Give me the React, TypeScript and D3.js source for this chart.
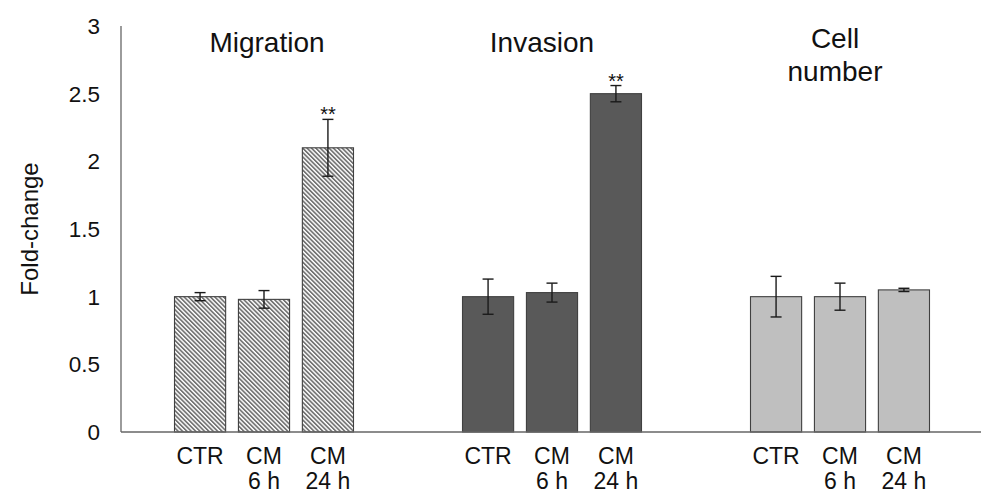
import React from "react";
import * as d3 from "d3";

// Assay groups and the conditions measured in each
const groups = ["Migration", "Invasion", "Cell number"];
const conditions = ["CTR", "CM 6 h", "CM 24 h"];
const conditionLines = [["CTR"], ["CM", "6 h"], ["CM", "24 h"]];

// Fold-change means and error (±) per condition
const migrationMean = [1.0, 0.98, 2.1];
const migrationErr = [0.03, 0.065, 0.21];
const invasionMean = [1.0, 1.03, 2.5];
const invasionErr = [0.13, 0.07, 0.06];
const cellMean = [1.0, 1.0, 1.05];
const cellErr = [0.15, 0.1, 0.012];

// Significance marks
const migrationSig = ["", "", "**"];
const invasionSig = ["", "", "**"];
const cellSig = ["", "", ""];

const yTicks = [0, 0.5, 1, 1.5, 2, 2.5, 3];

const W = 981;
const H = 493;
const FONT = "Liberation Sans, Arial, sans-serif";

const series = [
  { group: groups[0], mean: migrationMean, err: migrationErr, sig: migrationSig, fill: "url(#hatch)", titleLines: ["Migration"], titleDx: 3, titleY: 52 },
  { group: groups[1], mean: invasionMean, err: invasionErr, sig: invasionSig, fill: "#595959", titleLines: ["Invasion"], titleDx: -10, titleY: 52 },
  { group: groups[2], mean: cellMean, err: cellErr, sig: cellSig, fill: "#bfbfbf", titleLines: ["Cell", "number"], titleDx: -5, titleY: 48 },
];

export default function App() {
  const x0 = 121;
  const y = d3.scaleLinear().domain([0, 3]).range([432, 26]);
  const gx = d3.scaleBand<string>().domain(groups).range([120, 984]).padding(0);
  const bx = d3
    .scaleBand<string>()
    .domain(conditions)
    .range([-89.5, 89.5])
    .paddingInner(0.2)
    .paddingOuter(0);
  const bw = bx.bandwidth();
  const capHalf = 5.5;

  return (
    <svg
      width={W}
      height={H}
      style={{ position: "absolute", left: 0, top: 0, background: "#fff" }}
      fontFamily={FONT}
    >
      <defs>
        <pattern
          id="hatch"
          patternUnits="userSpaceOnUse"
          width={3.1}
          height={3.1}
          patternTransform="rotate(-45)"
        >
          <rect width={3.1} height={3.1} fill="#ffffff" />
          <rect width={1.7} height={3.1} fill="#747474" />
        </pattern>
      </defs>

      {/* y axis */}
      <line x1={x0} x2={x0} y1={y(3)} y2={y(0)} stroke="#666" strokeWidth={1.3} />
      {yTicks.map((t) => (
        <text
          key={t}
          x={100}
          y={y(t)}
          dy="0.36em"
          textAnchor="end"
          fontSize={22.5}
          fill="#111"
        >
          {String(t)}
        </text>
      ))}
      <text
        transform={`translate(38,${(y(0) + y(3)) / 2}) rotate(-90)`}
        textAnchor="middle"
        fontSize={24}
        fill="#111"
      >
        Fold-change
      </text>

      {/* bars */}
      {series.map((s) => {
        const cx = (gx(s.group) as number) + gx.bandwidth() / 2;
        return (
          <g key={s.group}>
            {conditions.map((c, i) => {
              const left = cx + (bx(c) as number);
              const mid = left + bw / 2;
              const top = y(s.mean[i]);
              const eTop = y(s.mean[i] + s.err[i]);
              const eBot = y(s.mean[i] - s.err[i]);
              return (
                <g key={c}>
                  <rect
                    x={left}
                    y={top}
                    width={bw}
                    height={y(0) - top}
                    fill={s.fill}
                    stroke="#404040"
                    strokeWidth={1.1}
                  />
                  <g stroke="#1a1a1a" strokeWidth={1.4}>
                    <line x1={mid} x2={mid} y1={eTop} y2={eBot} />
                    <line x1={mid - capHalf} x2={mid + capHalf} y1={eTop} y2={eTop} />
                    <line x1={mid - capHalf} x2={mid + capHalf} y1={eBot} y2={eBot} />
                  </g>
                  {s.sig[i] && (
                    <text
                      x={mid}
                      y={eTop + 2}
                      textAnchor="middle"
                      fontSize={20}
                      fill="#111"
                    >
                      {s.sig[i]}
                    </text>
                  )}
                  {conditionLines[i].map((ln, k) => (
                    <text
                      key={k}
                      x={mid}
                      y={464 + k * 25}
                      textAnchor="middle"
                      fontSize={23}
                      fill="#111"
                    >
                      {ln}
                    </text>
                  ))}
                </g>
              );
            })}
            {s.titleLines.map((ln, k) => (
              <text
                key={k}
                x={cx + s.titleDx}
                y={s.titleY + k * 33}
                textAnchor="middle"
                fontSize={28}
                fill="#111"
              >
                {ln}
              </text>
            ))}
          </g>
        );
      })}

      {/* x axis */}
      <line x1={x0} x2={W} y1={y(0)} y2={y(0)} stroke="#666" strokeWidth={1.3} />
    </svg>
  );
}
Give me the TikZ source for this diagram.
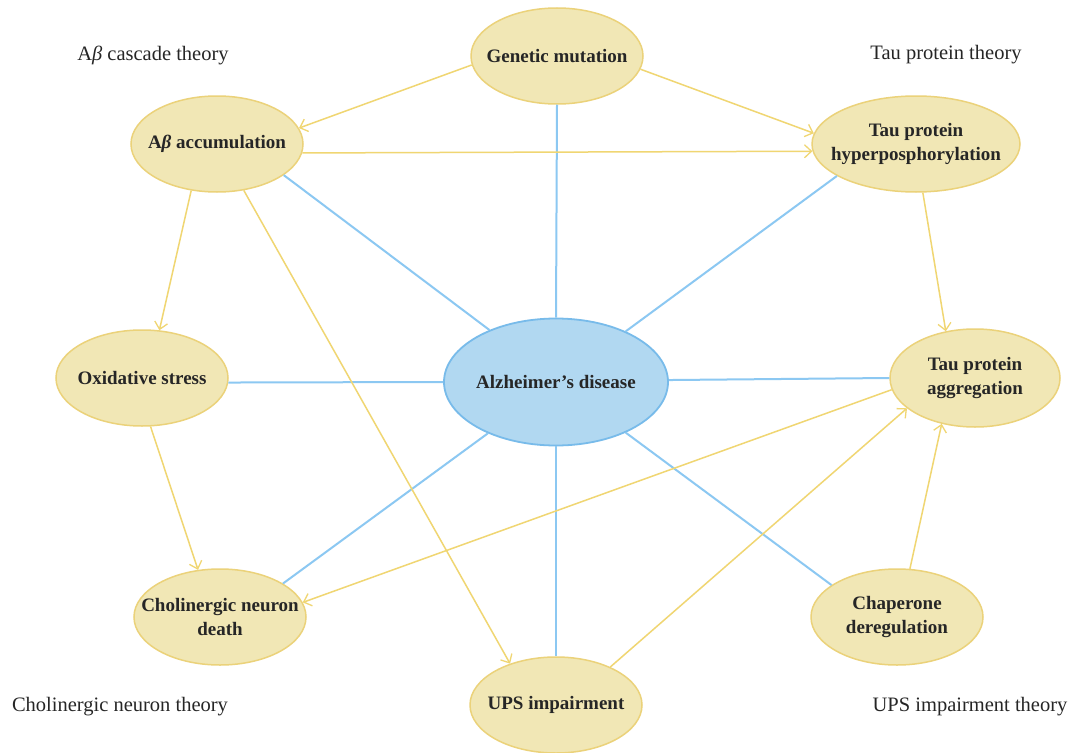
\documentclass[tikz,border=0pt]{standalone}
\usepackage{fontspec}
\setmainfont{Liberation Serif}
\usetikzlibrary{shapes.geometric,arrows.meta}
\definecolor{yfill}{HTML}{F1E7B5}
\definecolor{ydraw}{HTML}{EBD27A}
\definecolor{yline}{HTML}{F0D672}
\definecolor{bfill}{HTML}{B1D8F1}
\definecolor{bdraw}{HTML}{78BBEA}
\definecolor{bline}{HTML}{8CC8F2}
\definecolor{txt}{HTML}{262626}
\begin{document}
\begin{tikzpicture}[x=1pt,y=-1pt,
  ynode/.style={ellipse, fill=yfill, draw=ydraw, line width=1.5pt, inner sep=0pt,
    minimum width=172pt, minimum height=96pt},
  bnode/.style={ellipse, fill=bfill, draw=bdraw, line width=1.8pt, inner sep=0pt,
    minimum width=224pt, minimum height=127pt},
  ntext/.style={align=center, text=txt, inner sep=0pt,
    font=\fontsize{19}{24}\selectfont\bfseries},
  theory/.style={text=txt, inner sep=0pt, font=\fontsize{20.5}{24}\selectfont},
  yarr/.style={draw=yline, line width=1.5pt, -{Straight Barb[length=7pt,width=13pt,line width=1.3pt]}},
  bcon/.style={draw=bline, line width=2pt}]
\useasboundingbox[fill=white] (0,0) rectangle (1073,752);
% nodes
\node[ynode, label={[ntext]center:Genetic mutation}] (gen) at (557,56) {};
\node[ynode, label={[ntext]center:A\textit{β} accumulation}] (ab) at (217,144) {};
\node[ynode, minimum width=208pt, label={[ntext]center:Tau protein\\hyperposphorylation}] (th) at (916,144) {};
\node[ynode, label={[ntext]center:Oxidative stress}] (ox) at (142,378) {};
\node[bnode, label={[ntext]center:Alzheimer’s disease}] (alz) at (556,382) {};
\node[ynode, minimum width=170pt, minimum height=98pt, label={[ntext]center:Tau protein\\aggregation}] (agg) at (975,378) {};
\node[ynode, label={[ntext]center:Cholinergic neuron\\death}] (cho) at (220,617) {};
\node[ynode, label={[ntext]center:Chaperone\\deregulation}] (chap) at (897,617) {};
\node[ynode, label={[ntext]center:UPS impairment}] (ups) at (556,705) {};
% theory labels
\node[theory] (t1) at (153,55) {A\textit{β} cascade theory};
\node[theory] (t2) at (946,55) {Tau protein theory};
\node[theory] (t3) at (120,707) {Cholinergic neuron theory};
\node[theory] (t4) at (970,707) {UPS impairment theory};
% blue connectors
\draw[bcon] (alz.north) -- (gen.south);
\draw[bcon] (alz.142) -- (ab.-25);
\draw[bcon] (alz.36) -- (th.202);
\draw[bcon] (alz.180) -- (ox.-3);
\draw[bcon] (alz.1) -- (agg.180);
\draw[bcon] (alz.217) -- (cho.28);
\draw[bcon] (alz.south) -- (ups.north);
\draw[bcon] (alz.-36) -- (chap.154);
% yellow arrows
\draw[yarr] (gen.186) -- (ab.11);
\draw[yarr] (gen.-9) -- (th.174);
\draw[yarr] (ab.-6) -- (th.184.5);
\draw[yarr] (ab.-119) -- (ox.70);
\draw[yarr] (ab.-60) -- (ups.138);
\draw[yarr] (th.-82) -- (agg.122);
\draw[yarr] (ox.-80) -- (cho.115);
\draw[yarr] (agg.188) -- (cho.10);
\draw[yarr] (ups.35) -- (agg.204);
\draw[yarr] (chap.75) -- (agg.234);
\end{tikzpicture}
\end{document}
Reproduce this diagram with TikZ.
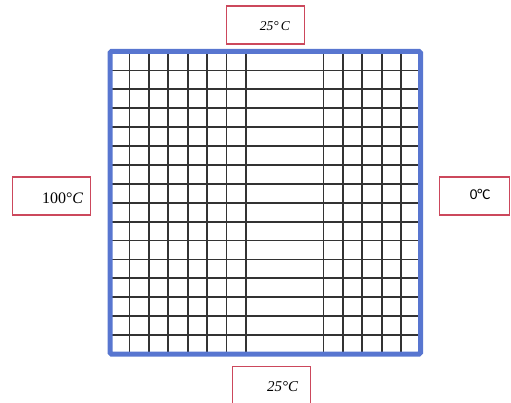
\documentclass[tikz,border=0pt]{standalone}
\usepackage{fontspec}
\setmainfont{Liberation Serif}
\newfontfamily\calibrifont{Carlito}
\usetikzlibrary{positioning}
\definecolor{plateblue}{RGB}{88,118,208}
\definecolor{boxred}{RGB}{204,72,92}
\tikzset{
  tempbox/.style={rectangle,draw=boxred,line width=1.5pt,minimum width=78pt,minimum height=38pt,inner sep=0pt},
  templabel/.style={inner sep=0pt,anchor=base east},
  gridline/.style={black!80,line width=1.8pt}
}

\begin{document}
\begin{tikzpicture}[x=1pt,y=1pt]
\useasboundingbox (0,0) rectangle (511,402);
% plate
\coordinate (sw) at (110,48);
\coordinate (ne) at (420.5,350.5);
% mesh, 16 x 16 cells, columns 8 to 10 left open
\foreach \i in {1,...,7,11,12,13,14,15}
  \draw[gridline] (110+\i*19.406,48) -- (110+\i*19.406,350.5);
\foreach \j in {1,...,15}
  \draw[gridline] (110,48+\j*18.906) -- (420.5,48+\j*18.906);
\draw[plateblue,line width=5pt,rounded corners=1.5pt] (sw) rectangle (ne);
%
\node (topbox) [tempbox] at (265.5,377) {};
\node (leftbox) [tempbox] at (51.7,206.2) {};
\node (rightbox) [tempbox,minimum width=70pt] at (474.4,206.2) {};
\node (bottombox) [tempbox] at (271.7,16.3) {};
%
\node (toplabel) [templabel,font=\fontsize{13.5}{16}\selectfont] at ([xshift=-15pt,yshift=-6pt]topbox.east) {\textit{25°\,C}};
\node (leftlabel) [templabel,font=\fontsize{16}{18}\selectfont] at ([xshift=-8pt,yshift=-8pt]leftbox.east) {100°\textit{C}};
\node (rightlabel) [templabel,font=\calibrifont\fontsize{15}{17}\selectfont] at ([xshift=-19.5pt,yshift=-4pt]rightbox.east) {0°C};
\node (bottomlabel) [templabel,font=\fontsize{15}{17}\selectfont] at ([xshift=-13pt,yshift=-6pt]bottombox.east) {\textit{25°C}};
\end{tikzpicture}
\end{document}
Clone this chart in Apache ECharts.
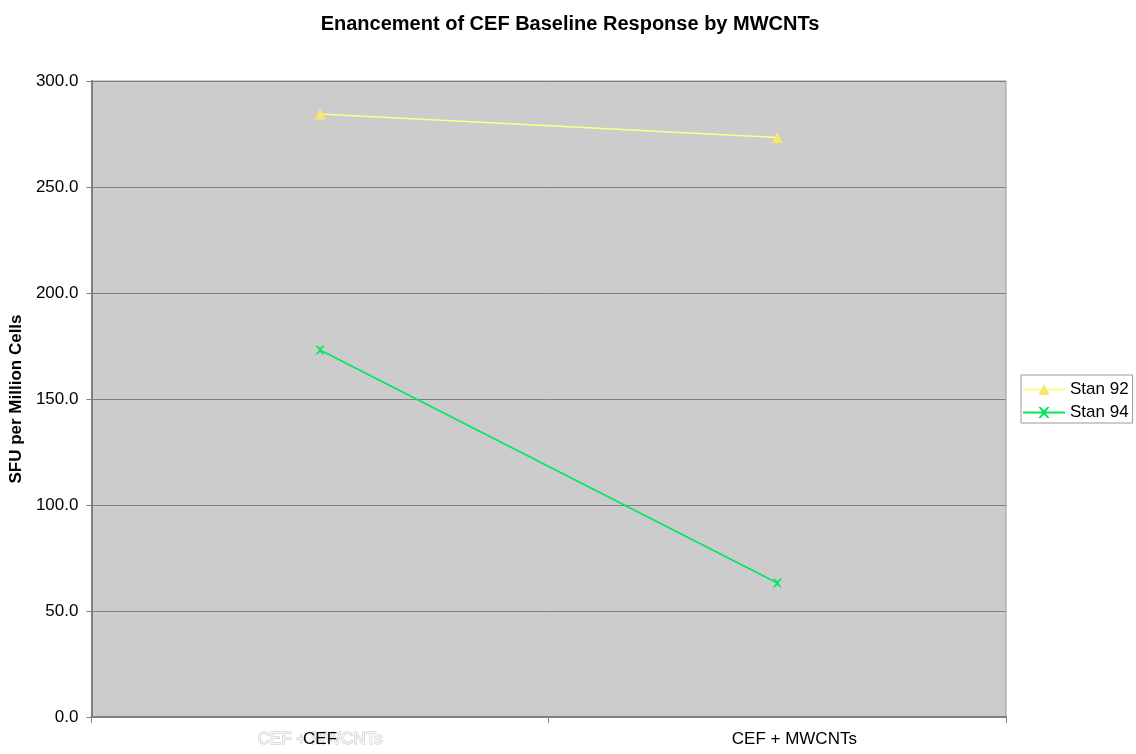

What is needed
From the entries above, copy every line that holds the word "source".

Answer to this task
Give me the React, TypeScript and D3.js source for this chart.
Give me the TikZ source for this diagram.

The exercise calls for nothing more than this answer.